- Jarmaq Location in Lebanon
- Coordinates: 33°23′11″N 35°32′06″E﻿ / ﻿33.38639°N 35.53500°E
- Grid position: 130/161 L
- Country: Lebanon
- Governorate: South Governorate
- District: Jezzine District
- Elevation: 1,280 ft (390 m)
- Time zone: UTC+2 (EET)
- • Summer (DST): +3

= Jarmaq =

Village in South Governorate, Lebanon

Jarmaq (الجرمق) is a municipality in the Jezzine District in southern Lebanon, located 82 km southeast of the capital Beirut. It has an altitude of 390 m. Its land area is 448 hectares. The village is a predominantly Maronite and Sunni settlement.

==History==
The Syrian geographer Yaqut al-Hamawi (d. 1226) mentioned that Jarmaq was a district of Safed and the site of an ancient town by the same name. Yaqut notes a Hebrew tribe was called after the town.

In the 1596 tax records, it was named as a village, Jarman, in the Ottoman nahiya (subdistrict) of Shaqif Arnun, part of Safad Sanjak, with a population of 52 households and 6 bachelors, all Muslims. The villagers paid taxes on goats and beehives, "occasional revenues", a press for olive oil or grape syrup, "dulab", in addition to a fixed sum; a total of 5,502 akçe.

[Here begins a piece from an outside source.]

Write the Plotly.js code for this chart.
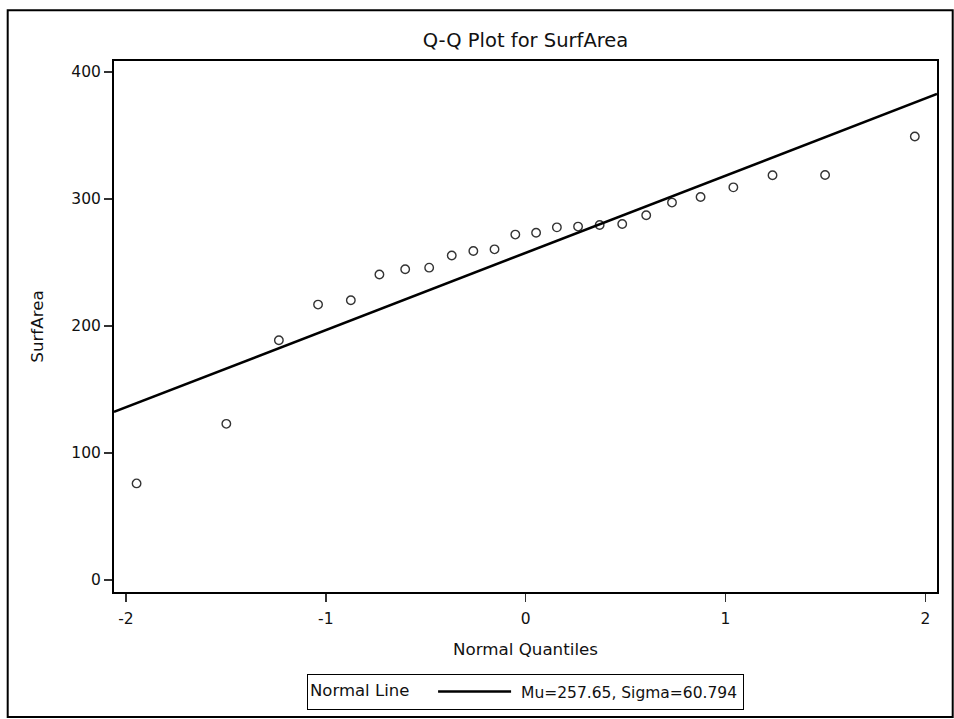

Following the 1982 invasion Jarmaq became part of the Israeli Security Zone. On 5 April 1992 Israeli soldiers shot dead two guerillas planting a roadside bomb in Al-Jarmaq. Five Israeli soldiers had been killed in first 14 weeks of 1992.

==Demographics==
In 2014, Christians made up 74.73% and Muslims made up 25.05% of registered voters in Jarmaq. 65.12% of the voters were Maronite Catholics and 20.30% were Sunni Muslims.